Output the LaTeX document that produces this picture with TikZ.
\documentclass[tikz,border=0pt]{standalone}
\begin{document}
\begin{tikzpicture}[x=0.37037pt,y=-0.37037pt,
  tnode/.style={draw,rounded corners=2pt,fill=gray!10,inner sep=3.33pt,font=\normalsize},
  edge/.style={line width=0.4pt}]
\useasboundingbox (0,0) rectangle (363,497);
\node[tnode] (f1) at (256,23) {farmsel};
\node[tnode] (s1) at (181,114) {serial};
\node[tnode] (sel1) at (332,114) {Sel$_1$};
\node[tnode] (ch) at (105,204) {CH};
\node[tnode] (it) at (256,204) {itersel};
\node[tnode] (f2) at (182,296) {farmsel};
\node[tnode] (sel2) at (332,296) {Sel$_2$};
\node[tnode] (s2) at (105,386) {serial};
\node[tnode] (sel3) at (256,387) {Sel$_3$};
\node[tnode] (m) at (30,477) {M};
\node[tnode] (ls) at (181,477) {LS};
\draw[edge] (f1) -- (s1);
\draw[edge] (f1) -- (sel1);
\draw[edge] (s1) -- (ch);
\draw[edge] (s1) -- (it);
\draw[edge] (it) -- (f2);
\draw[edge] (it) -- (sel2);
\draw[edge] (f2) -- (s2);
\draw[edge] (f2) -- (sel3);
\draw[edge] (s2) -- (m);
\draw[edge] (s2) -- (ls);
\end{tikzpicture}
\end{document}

----------------------------------------

• _Exercise task_:
Reproduce the listing shown above in its entirety, exactly.

• _Task result_:
Output the LaTeX document that produces this picture with TikZ.
\documentclass[tikz,border=0pt]{standalone}
\begin{document}
\begin{tikzpicture}[x=0.37037pt,y=-0.37037pt,
  tnode/.style={draw,rounded corners=2pt,fill=gray!10,inner sep=3.33pt,font=\normalsize},
  edge/.style={line width=0.4pt}]
\useasboundingbox (0,0) rectangle (363,497);
\node[tnode] (f1) at (256,23) {farmsel};
\node[tnode] (s1) at (181,114) {serial};
\node[tnode] (sel1) at (332,114) {Sel$_1$};
\node[tnode] (ch) at (105,204) {CH};
\node[tnode] (it) at (256,204) {itersel};
\node[tnode] (f2) at (182,296) {farmsel};
\node[tnode] (sel2) at (332,296) {Sel$_2$};
\node[tnode] (s2) at (105,386) {serial};
\node[tnode] (sel3) at (256,387) {Sel$_3$};
\node[tnode] (m) at (30,477) {M};
\node[tnode] (ls) at (181,477) {LS};
\draw[edge] (f1) -- (s1);
\draw[edge] (f1) -- (sel1);
\draw[edge] (s1) -- (ch);
\draw[edge] (s1) -- (it);
\draw[edge] (it) -- (f2);
\draw[edge] (it) -- (sel2);
\draw[edge] (f2) -- (s2);
\draw[edge] (f2) -- (sel3);
\draw[edge] (s2) -- (m);
\draw[edge] (s2) -- (ls);
\end{tikzpicture}
\end{document}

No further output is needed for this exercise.